Adrien Brody starved himself to prepare for The Pianist

Adrien Brody won an Oscar for his role in “The Pianist.” His character is a Holocaust survivor named Wladyslaw Szpilman, a musician who spends the war years shut away in the ghettos of Warsaw. To get in character as a man who loses everything, Brody himself decided to give up nearly everything he had. “I sold my car,” he told Entertainment Weekly in 2003, admitting that he stripped a number of crucial belongings out of his life to understand what his character must have experienced. “I figured: I don’t want to have a safe place to think of or possessions that I know I can go home to,” he said. “I wanted them to be taken away.”

It’s a physically demanding role too, and over the course of the film, Szpilman seems to waste away. He was, after all, starving, and that meant Brody needed to lose a significant amount of weight for the part. Instead of doing it in a safe, healthy way, Brody decided to replicate his character’s experience. In other words, he wanted not only to lose weight but also to experience starvation. “There is an emptiness that comes with really starving that I hadn’t experienced. I couldn’t have acted that without knowing it,” he told BBC News that year. “I’ve experienced loss, I’ve experienced sadness in my life, but I didn’t know the desperation that comes with hunger.”

James Franco apologized for his behavior on set of Annapolis

It’s no secret that James Franco idolizes James Dean, having played the “Rebel Without a Cause” star in a 2001 biopic. Though Dean’s approach wasn’t quite “method” as we think of it today, he’s widely considered one of the original method actors, having come up in the time of Marlon Brando. (Brando, for his part, didn’t like Dean.) It’s no surprise that Franco has tried to emulate his idol’s technique, including diving too deep … occasionally to the detriment of his co-stars.

On the set of the 2006 film “Annapolis,” Franco’s insistence on staying in character annoyed his fellow actors, including Tyrese Gibson, who had to act out several fight scenes with his co-star. In 2007, Gibson told Elle that if given the chance, he’d like to see Franco’s house blown up. “James Franco is a method actor. I respect method actors, but he never snapped out of character,” he said. “Whenever we’d have to get in the ring for boxing scenes … the dude was full-on hitting me. I was always like, ‘James, lighten up, man. We’re just practicing.’ He never lightened up.”

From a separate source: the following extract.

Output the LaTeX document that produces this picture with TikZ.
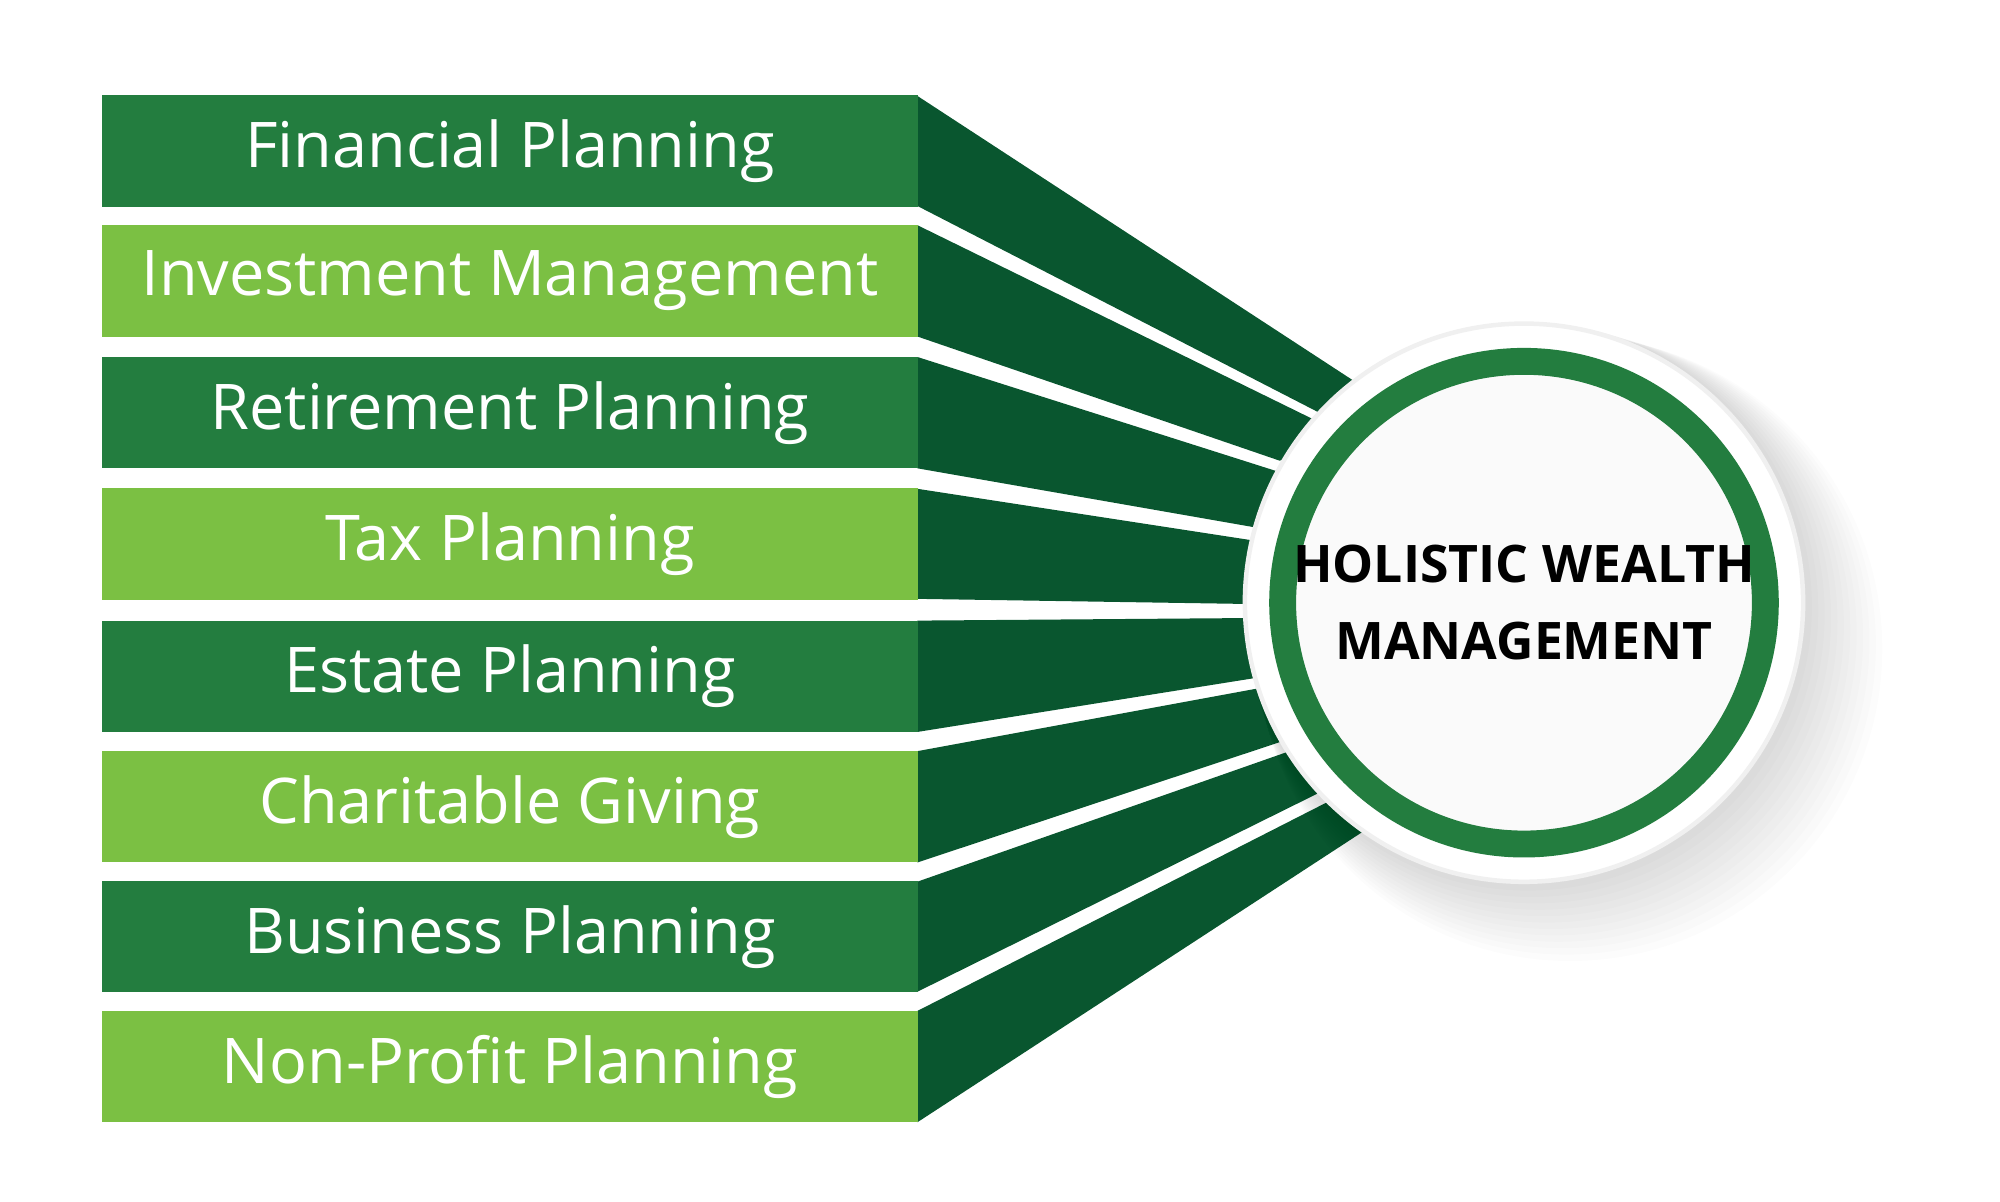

Franco came just short of apologizing to Gibson. “I take full blame for any problems on that film,” he told GQ in 2008. “If he had a bad experience working with me, I was probably a jerk.” He made no apologies, though, for his various sexual misconduct allegations and lawsuits. In 2024, he told Variety, “It is what it is.”

Jamie Dornan stalked someone to get into character for The Fall

On a BBC drama called “The Fall,” “50 Shades of Grey” star Jamie Dornan plays Paul Spector, a charismatic stalker and serial killer who catches the attention of a detective played by Gillian Anderson. The show is atmospheric and uncomfortable, exactly like a thriller about an evil man like this should be.

Though he’s great in the part, Dornan apparently went a bit too far while playing the character. Fascinated by Spector’s obsession with stalking, Dornan decided to do a bit of the stuff himself. He was hesitant about confessing this to the Los Angeles Times in 2015, finally admitting, “This is a really bad reveal: I, like, followed a woman off the train one day to see what it felt like to pursue someone like that.” He spotted her on the London Underground, tracking her footsteps from the train station all the way to her apartment.

Dornan claimed that stalking someone did indeed help him see where his character was coming from. “It felt kind of exciting, in a really sort of dirty way. I’m sort of not proud of myself. But I do honestly think I learned something from it, because I’ve obviously never done any of that,” he said. “It was intriguing and interesting to enter that process of ‘what are you following her for?’ and ‘what are you trying to find out?'” Hopefully, Dornan found out he didn’t need to do that again.